Madison is still Creative Class cool. That’s precisely the problem, the Portland Problem:
We chose Portland mainly because it was cheaper than the other places we’d liked on a month-long road trip through the West (San Francisco, Seattle, Missoula), because it had a great book store we both fell in love with, and because I had a cousin who lived there in the northeast part of the city, which was somewhat less trendy back then. (Our first night, police found a body in the park across the street.) The plan was to stay a year, then try the other coast, then who knows? We were young! But we loved it and stayed for nearly five years. Then, when we started thinking of breeding, like salmon, we decided to swim back to the pool in which we were bred.
For a variety of not-very-well-thought-out reasons, this brought us to Madison, Wisconsin.
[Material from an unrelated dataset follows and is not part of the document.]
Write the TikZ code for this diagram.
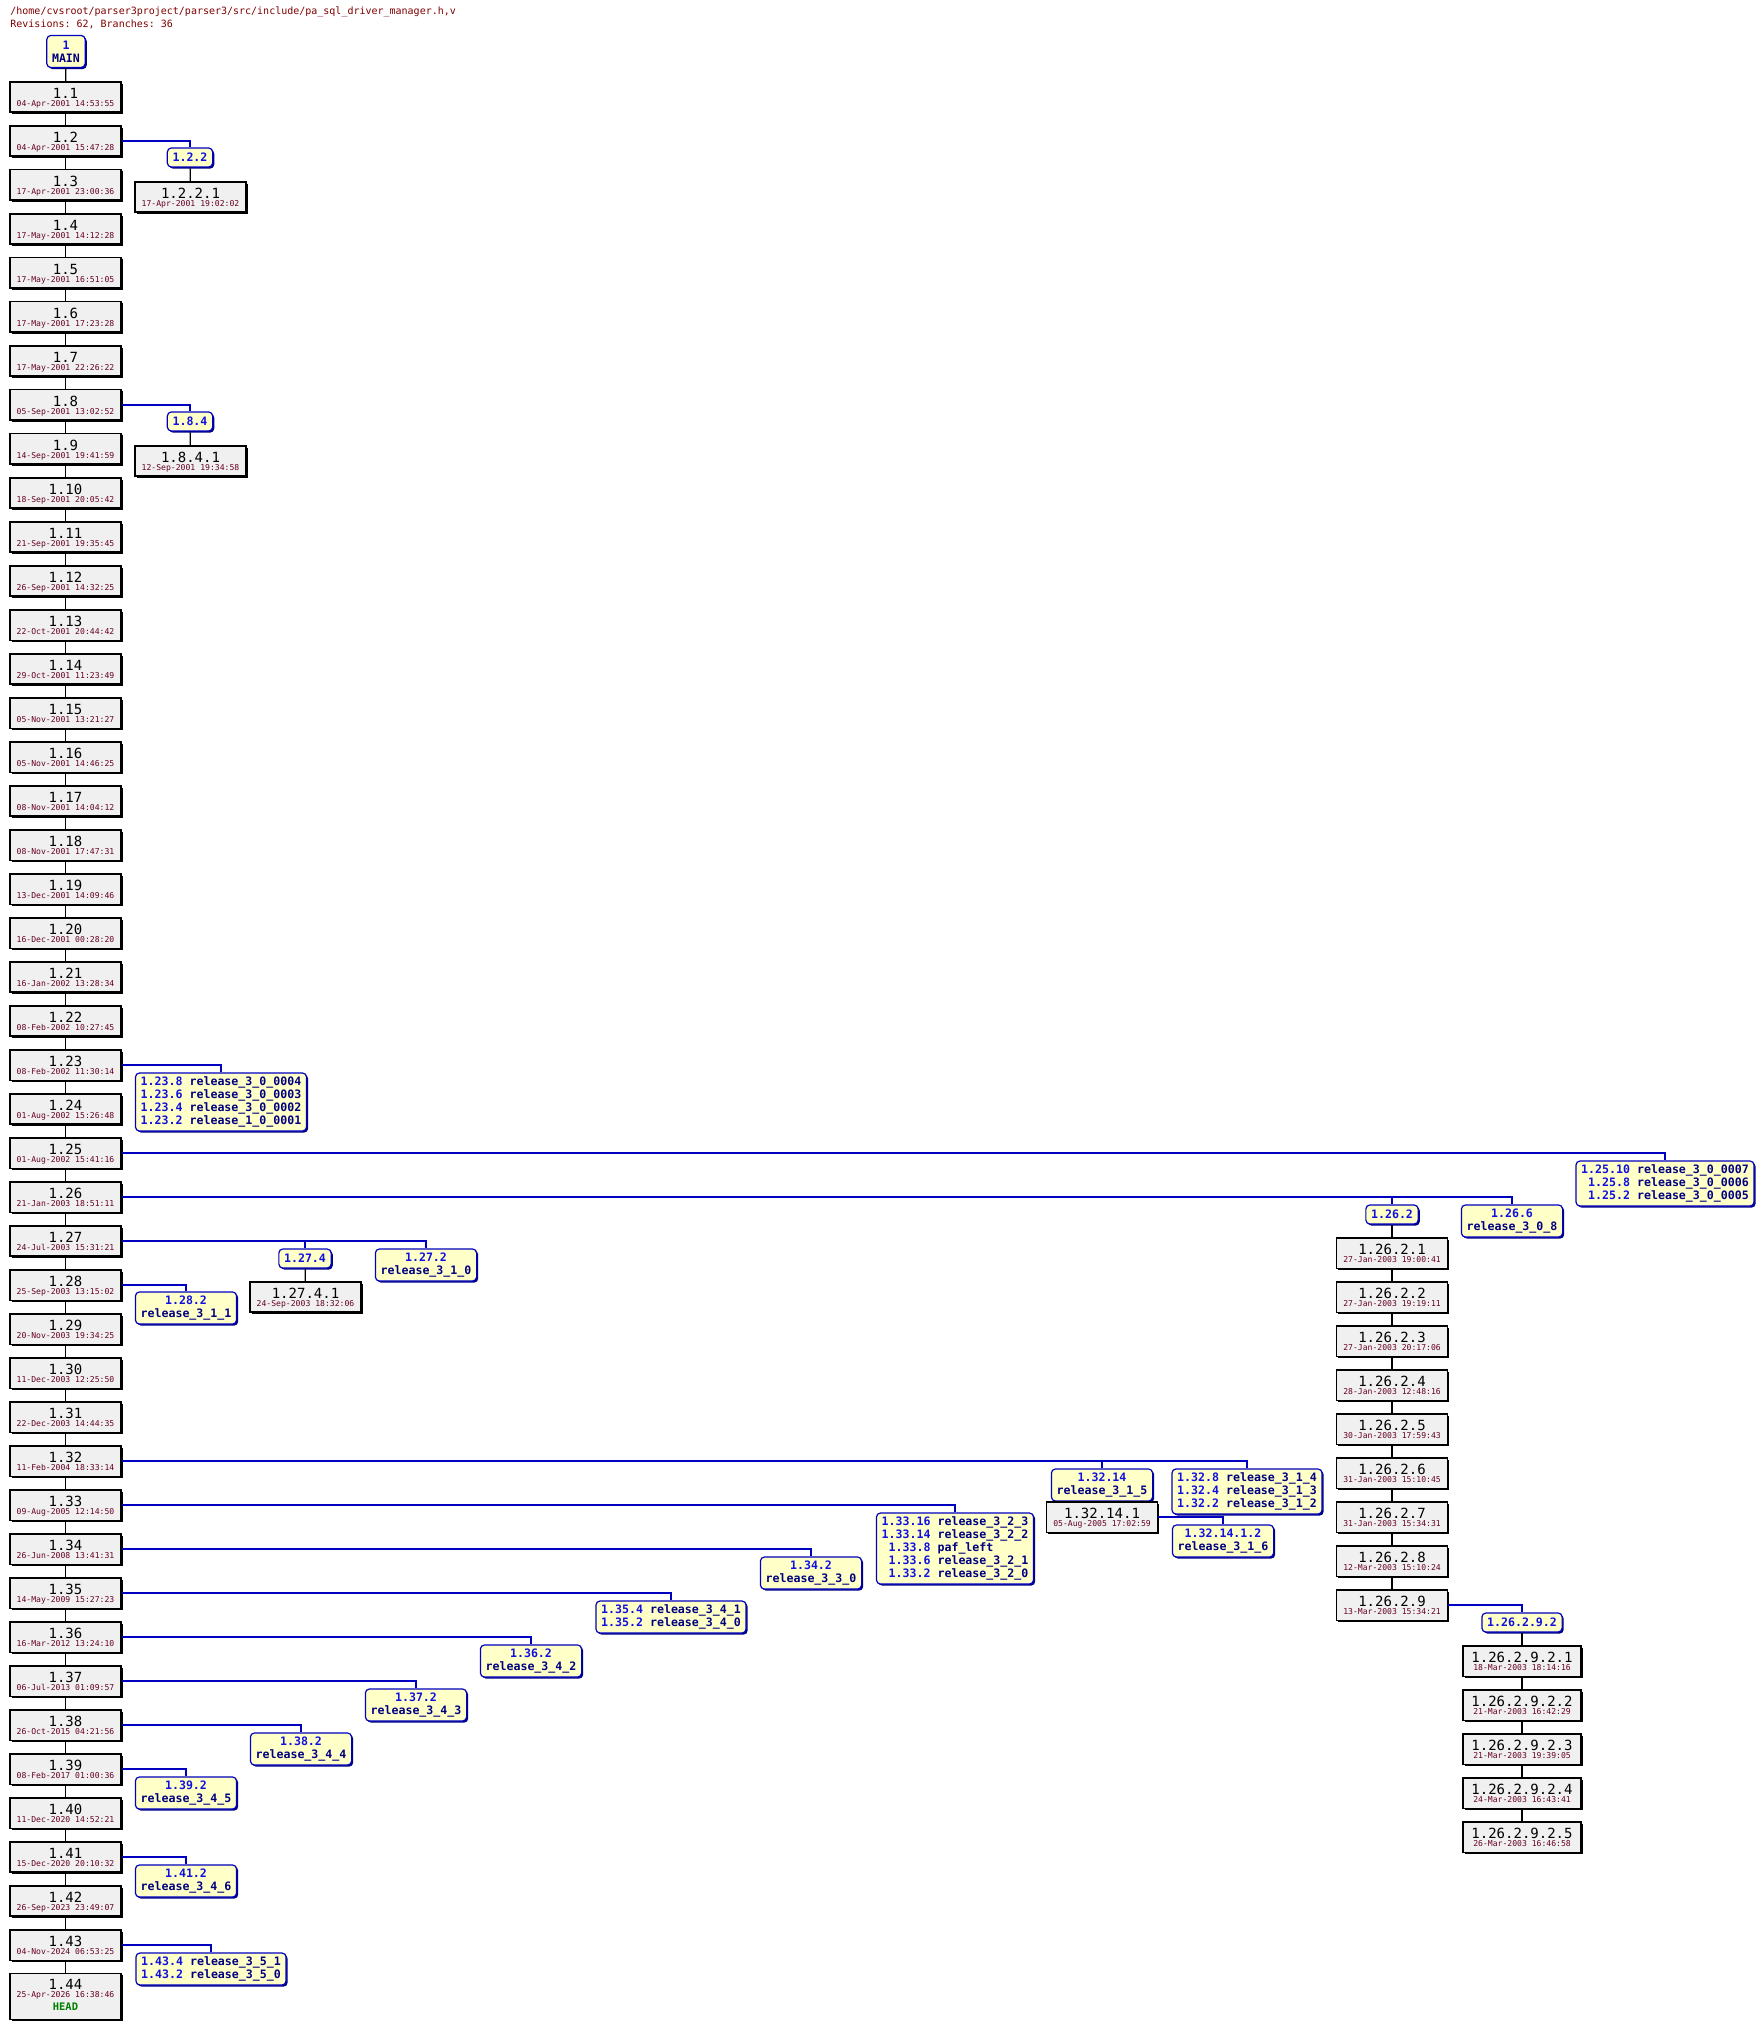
\documentclass[tikz,border=0pt]{standalone}
\usepackage{fontspec}
\setmonofont{DejaVu Sans Mono}
\usetikzlibrary{shadows}
\definecolor{revfill}{HTML}{F0F0F0}
\definecolor{tagfill}{HTML}{FFFFC8}
\definecolor{tagline}{HTML}{0000C0}
\definecolor{tagrev}{HTML}{1010E0}
\definecolor{tagname}{HTML}{000080}
\definecolor{datecol}{HTML}{660022}
\definecolor{titlecol}{HTML}{800000}
\definecolor{headcol}{HTML}{008000}
\newcommand\revf{\ttfamily\fontsize{7}{7}\selectfont}
\newcommand\datef{\ttfamily\fontsize{4.05}{4.05}\selectfont\color{datecol}}
\newcommand\rl[2]{\vbox{\offinterlineskip\hsize=54pt
  \hbox to\hsize{\hss\vrule height 8.35pt width 0pt\revf #1\hss}
  \hbox to\hsize{\hss\vrule height 3.8pt depth 2.85pt width0pt\datef #2\hss}}}
\newcommand\rlh[2]{\vbox{\offinterlineskip\hsize=54pt
  \hbox to\hsize{\hss\vrule height 8.35pt width 0pt\revf #1\hss}
  \hbox to\hsize{\hss\vrule height 3.8pt width0pt\datef #2\hss}
  \hbox to\hsize{\hss\vrule height 5.85pt depth 4.5pt width0pt\ttfamily\bfseries\fontsize{5.2}{5.2}\selectfont\color{headcol}HEAD\hss}}}
\newcommand\tr[1]{\textcolor{tagrev}{#1}}
\newcommand\tn[1]{\textcolor{tagname}{#1}}
\newcommand\ph[1]{\hphantom{#1}}
\tikzset{
  revbox/.style={draw=black,line width=0.6pt,fill=revfill,rectangle,inner sep=0pt,
    minimum width=55.5pt,minimum height=15pt,
    drop shadow={shadow xshift=0.8pt,shadow yshift=-0.8pt,fill=black,opacity=1}},
  wrevbox/.style={revbox,minimum width=59pt},
  tagbox/.style={draw=tagline,line width=0.6pt,fill=tagfill,rounded corners=2pt,
    inner xsep=2.6pt,inner ysep=0pt,
    font=\ttfamily\bfseries\fontsize{5.8}{6.5}\selectfont,
    drop shadow={shadow xshift=0.8pt,shadow yshift=-0.8pt,fill=tagname,opacity=1}},
  tagA/.style={tagbox,align=center,minimum height=9.5pt},
  tagB/.style={tagbox,align=center,minimum height=16pt},
  tagC/.style={tagbox,align=left,minimum height=22.5pt},
  tagD/.style={tagbox,align=left,minimum height=29pt},
  tagE/.style={tagbox,align=left,minimum height=35.5pt},
  trunk/.style={draw=black,line width=0.6pt},
  br/.style={draw=tagline,line width=0.6pt},
}
\begin{document}
\begin{tikzpicture}[x=0.5pt,y=-0.5pt]
\useasboundingbox[fill=white] (0,0) rectangle (1764,2027);
\node[anchor=base west,inner sep=0pt,font=\ttfamily\fontsize{5}{5}\selectfont,text=titlecol] (title1) at (10,15) {/home/cvsroot/parser3project/parser3/src/include/pa\_sql\_driver\_manager.h,v};
\node[anchor=base west,inner sep=0pt,font=\ttfamily\fontsize{5}{5}\selectfont,text=titlecol] (title2) at (10,28) {Revisions: 62, Branches: 36};
\node[tagB] (main) at (66,51.5) {\tr{1}\\\tn{MAIN}};
% trunk
\foreach \n/\d [count=\i] in {1/04-Apr-2001 14:53:55,2/04-Apr-2001 15:47:28,3/17-Apr-2001 23:00:36,4/17-May-2001 14:12:28,5/17-May-2001 16:51:05,6/17-May-2001 17:23:28,7/17-May-2001 22:26:22,8/05-Sep-2001 13:02:52,9/14-Sep-2001 19:41:59,10/18-Sep-2001 20:05:42,11/21-Sep-2001 19:35:45,12/26-Sep-2001 14:32:25,13/22-Oct-2001 20:44:42,14/29-Oct-2001 11:23:49,15/05-Nov-2001 13:21:27,16/05-Nov-2001 14:46:25,17/08-Nov-2001 14:04:12,18/08-Nov-2001 17:47:31,19/13-Dec-2001 14:09:46,20/16-Dec-2001 00:28:20,21/16-Jan-2002 13:28:34,22/08-Feb-2002 10:27:45,23/08-Feb-2002 11:30:14,24/01-Aug-2002 15:26:48,25/01-Aug-2002 15:41:16,26/21-Jan-2003 18:51:11,27/24-Jul-2003 15:31:21,28/25-Sep-2003 13:15:02,29/20-Nov-2003 19:34:25,30/11-Dec-2003 12:25:50,31/22-Dec-2003 14:44:35,32/11-Feb-2004 18:33:14,33/09-Aug-2005 12:14:50,34/26-Jun-2008 13:41:31,35/14-May-2009 15:27:23,36/16-Mar-2012 13:24:10,37/06-Jul-2013 01:09:57,38/26-Oct-2015 04:21:56,39/08-Feb-2017 01:00:36,40/11-Dec-2020 14:52:21,41/15-Dec-2020 20:10:32,42/26-Sep-2023 23:49:07,43/04-Nov-2024 06:53:25}
  {\node[revbox] (r\n) at (65.5,{97+(\i-1)*44}) {\rl{1.\n}{\d}};}
\node[revbox,minimum height=22.5pt] (r44) at (65.5,1996.5) {\rlh{1.44}{25-Apr-2026 16:38:46}};
\draw[trunk] (main) -- (r1);
\foreach \a [evaluate=\a as \b using int(\a+1)] in {1,...,43} {\draw[trunk] (r\a) -- (r\b);}
% branch 1.2
\node[tagA] (t122) at (190,157.5) {\tr{1.2.2}};
\node[revbox] (c1221) at (190.5,197) {\rl{1.2.2.1}{17-Apr-2001 19:02:02}};
\draw[br] (r2.east) -| (t122.north);
\draw[trunk] (t122) -- (c1221);
% branch 1.8
\node[tagA] (t184) at (190,421.5) {\tr{1.8.4}};
\node[revbox] (c1841) at (190.5,461) {\rl{1.8.4.1}{12-Sep-2001 19:34:58}};
\draw[br] (r8.east) -| (t184.north);
\draw[trunk] (t184) -- (c1841);
% 1.23
\node[tagD] (t123) at (221,1102) {\tr{1.23.8} \tn{release\_3\_0\_0004}\\\tr{1.23.6} \tn{release\_3\_0\_0003}\\\tr{1.23.4} \tn{release\_3\_0\_0002}\\\tr{1.23.2} \tn{release\_1\_0\_0001}};
\draw[br] (r23.east) -| (t123.north);
% 1.25
\node[tagC] (t125) at (1665,1183.5) {\tr{1.25.10} \tn{release\_3\_0\_0007}\\\ph{1}\tr{1.25.8} \tn{release\_3\_0\_0006}\\\ph{1}\tr{1.25.2} \tn{release\_3\_0\_0005}};
\draw[br] (r25.east) -| (t125.north);
% 1.26
\node[tagA] (t1262) at (1392,1214.5) {\tr{1.26.2}};
\node[tagB] (t1266) at (1512,1221) {\tr{1.26.6}\\\tn{release\_3\_0\_8}};
\draw[br] (r26.east) -| (t1266.north);
\draw[br] (r26.east) -| (t1262.north);
\foreach \k/\d [count=\i] in {1/27-Jan-2003 19:00:41,2/27-Jan-2003 19:19:11,3/27-Jan-2003 20:17:06,4/28-Jan-2003 12:48:16,5/30-Jan-2003 17:59:43,6/31-Jan-2003 15:10:45,7/31-Jan-2003 15:34:31,8/12-Mar-2003 15:10:24,9/13-Mar-2003 15:34:21}
  {\node[revbox] (b\k) at (1392,{1253+(\i-1)*44}) {\rl{1.26.2.\k}{\d}};}
\draw[trunk] (t1262) -- (b1);
\foreach \a [evaluate=\a as \b using int(\a+1)] in {1,...,8} {\draw[trunk] (b\a) -- (b\b);}
\node[tagA] (t12629) at (1522,1622.5) {\tr{1.26.2.9.2}};
\draw[br] (b9.east) -| (t12629.north);
\foreach \k/\d [count=\i] in {1/18-Mar-2003 18:14:16,2/21-Mar-2003 16:42:29,3/21-Mar-2003 19:39:05,4/24-Mar-2003 16:43:41,5/26-Mar-2003 16:46:58}
  {\node[wrevbox] (d\k) at (1522,{1661+(\i-1)*44}) {\rl{1.26.2.9.2.\k}{\d}};}
\draw[trunk] (t12629) -- (d1);
\foreach \a [evaluate=\a as \b using int(\a+1)] in {1,...,4} {\draw[trunk] (d\a) -- (d\b);}
% 1.27
\node[tagA] (t1274) at (305,1258.5) {\tr{1.27.4}};
\node[tagB] (t1272) at (426,1265) {\tr{1.27.2}\\\tn{release\_3\_1\_0}};
\node[revbox] (c12741) at (305.5,1297) {\rl{1.27.4.1}{24-Sep-2003 18:32:06}};
\draw[br] (r27.east) -| (t1272.north);
\draw[br] (r27.east) -| (t1274.north);
\draw[trunk] (t1274) -- (c12741);
% 1.28
\node[tagB] (t1282) at (186,1308) {\tr{1.28.2}\\\tn{release\_3\_1\_1}};
\draw[br] (r28.east) -| (t1282.north);
% 1.32
\node[tagB] (t13214) at (1102,1485) {\tr{1.32.14}\\\tn{release\_3\_1\_5}};
\node[tagC] (t1328) at (1247,1491.5) {\tr{1.32.8} \tn{release\_3\_1\_4}\\\tr{1.32.4} \tn{release\_3\_1\_3}\\\tr{1.32.2} \tn{release\_3\_1\_2}};
\draw[br] (r32.east) -| (t1328.north);
\draw[br] (r32.east) -| (t13214.north);
\node[revbox] (c132141) at (1102,1517) {\rl{1.32.14.1}{05-Aug-2005 17:02:59}};
\draw[trunk] (t13214) -- (c132141);
\node[tagB] (t1321412) at (1223,1541) {\tr{1.32.14.1.2}\\\tn{release\_3\_1\_6}};
\draw[br] (c132141.east) -| (t1321412.north);
% 1.33
\node[tagE] (t133) at (955,1548.5) {\tr{1.33.16} \tn{release\_3\_2\_3}\\\tr{1.33.14} \tn{release\_3\_2\_2}\\\ph{1}\tr{1.33.8} \tn{paf\_left}\\\ph{1}\tr{1.33.6} \tn{release\_3\_2\_1}\\\ph{1}\tr{1.33.2} \tn{release\_3\_2\_0}};
\draw[br] (r33.east) -| (t133.north);
% 1.34 - 1.43
\node[tagB] (t134) at (811,1573) {\tr{1.34.2}\\\tn{release\_3\_3\_0}};
\draw[br] (r34.east) -| (t134.north);
\node[tagB] (t135) at (671,1617) {\tr{1.35.4} \tn{release\_3\_4\_1}\\\tr{1.35.2} \tn{release\_3\_4\_0}};
\draw[br] (r35.east) -| (t135.north);
\node[tagB] (t136) at (531,1661) {\tr{1.36.2}\\\tn{release\_3\_4\_2}};
\draw[br] (r36.east) -| (t136.north);
\node[tagB] (t137) at (416,1705) {\tr{1.37.2}\\\tn{release\_3\_4\_3}};
\draw[br] (r37.east) -| (t137.north);
\node[tagB] (t138) at (301,1749) {\tr{1.38.2}\\\tn{release\_3\_4\_4}};
\draw[br] (r38.east) -| (t138.north);
\node[tagB] (t139) at (186,1793) {\tr{1.39.2}\\\tn{release\_3\_4\_5}};
\draw[br] (r39.east) -| (t139.north);
\node[tagB] (t141) at (186,1881) {\tr{1.41.2}\\\tn{release\_3\_4\_6}};
\draw[br] (r41.east) -| (t141.north);
\node[tagB] (t143) at (211,1969) {\tr{1.43.4} \tn{release\_3\_5\_1}\\\tr{1.43.2} \tn{release\_3\_5\_0}};
\draw[br] (r43.east) -| (t143.north);
\end{tikzpicture}
\end{document}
It wasn’t too far from our families. It had a stellar reputation. And for the Midwest, it possessed what might pass for cachet. It was liberal and open minded. It was a college town. It had coffee shops and bike shops. Besides, it had been deemed a “Creative Class” stronghold by Richard Florida, the prophet of prosperous cool. We had no way of knowing how wrong he was about Madison … and about everything.
… I’m not sure what exactly I expected, but within a year or two it was clear that something wasn’t right. If Madison was such a Creative Class hotbed overflowing with independent, post-industrial workers like myself, we should have fit in. Yet our presence didn’t seem to matter to anyone, creatively or otherwise. And anyway, Madison’s economy was humming along with unemployment around four percent, while back in fun, creative Portland, it was more than twice that, at eight and a half percent. This was not how the world according to Florida was supposed to work. I started to wonder if I’d misread him. Around town I encountered a few other transplants who also found themselves scratching their heads over what the fuss had been about. Within a couple years, most of them would be gone.
When I was a footloose twentysomething, Madison had a reputation as a place to be. You go there to hang out and talk philosophy, live the Slacker dream. Austin eventually grew up. Madison, what the hell happened?
Madison has also suffered from a “brain drain”: Graduates coming out of the U.W.—and Edgewood College and Madison College, for that matter—have taken their skills to places with more job opportunities and higher salaries. While difficult to quantify, the old joke that Madison does a great job educating other people’s kids, then sends them off to succeed in Chicago or the Twin Cities, suddenly isn’t so funny.
“I’ve seen too many of my classmates move to New York or Chicago or back home to Boston because they just didn’t see an opportunity here,” says campus area Ald. Scott Resnick, vice president of Hardin Design & Development with 17 employees and co-founder of Capital Entrepreneurs, a support group for leaders of young companies.
Unfortunately, there’s a persistent rap that Madison simply lacks an entrepreneurial spirit, with many locals content with a laid-back life spent enjoying their neighborhoods, lakes, bike paths, and craft beers.
Emphasis added. I’m having flashbacks to Portland’s oblomovshchina. I wouldn’t worry about the brain drain. U.W. talent production should be a boon, just like it is in Pittsburgh with CMU and Pitt. But Madison doesn’t refine talent. It’s a resort for intellectuals. If you want to make your mark and economically develop yourself, you leave.